Independent Contractor Update: A bill targeting the construction industry has been introduced in the Delaware General Assembly. “The Construction Industry Independent Contractor Act,” HB129, which is similar to one that failed to pass during the last legislative session, creates a presumption that an individual performing a service “in the making of improvements to real property” is an employee rather than an independent contractor. To overcome that heavy burden, an employer must prove that the individual is free from control or direction over the performance of that service, the service is outside the usual course of the employer’s business or performed outside of all of the employer’s places of business [seemingly impossible to prove in the context of a construction employer, who travels from place to place], and the individual is customarily engaged in “an independently established trade, occupation, profession or business.”

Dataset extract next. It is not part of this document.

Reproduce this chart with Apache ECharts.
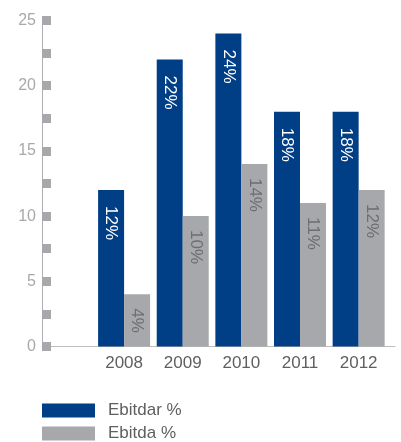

And woe to the employer who misclassifies, either unwittingly or knowingly. The law not only contains criminal fines and imprisonment penalties, it also authorizes civil suits, including class actions, and allows attorney’s fee awards to prevailing plaintiffs. An employer who knowingly misclassifies an individual can also be debarred from working on public projects. The law also makes the Secretary of Labor the judge, jury and executioner, authorizing administrative monetary penalties if he or she decides that there has been a violation, subject only to a hearing that can be requested after the initial decision has been made.
Since the Act only applies to individuals, employers wishing to engage legitimate independent contractors may wish to require them to incorporate or form limited liability companies before entering into an agreement for construction-related services. As an alternative, the cautious employer may want to rely heavily on temporary job services, with the individual remaining an employee of the service company, which would be responsible for taxes, withholdings and other legal requirements. Of course these approaches will cost more money, and one wonders why, in the midst of an economic crisis, the Delaware General Assembly would want to create additional financial burdens for companies. The only message that can be inferred from this one-sided legislation is that Delaware is less friendly to business than it used to be.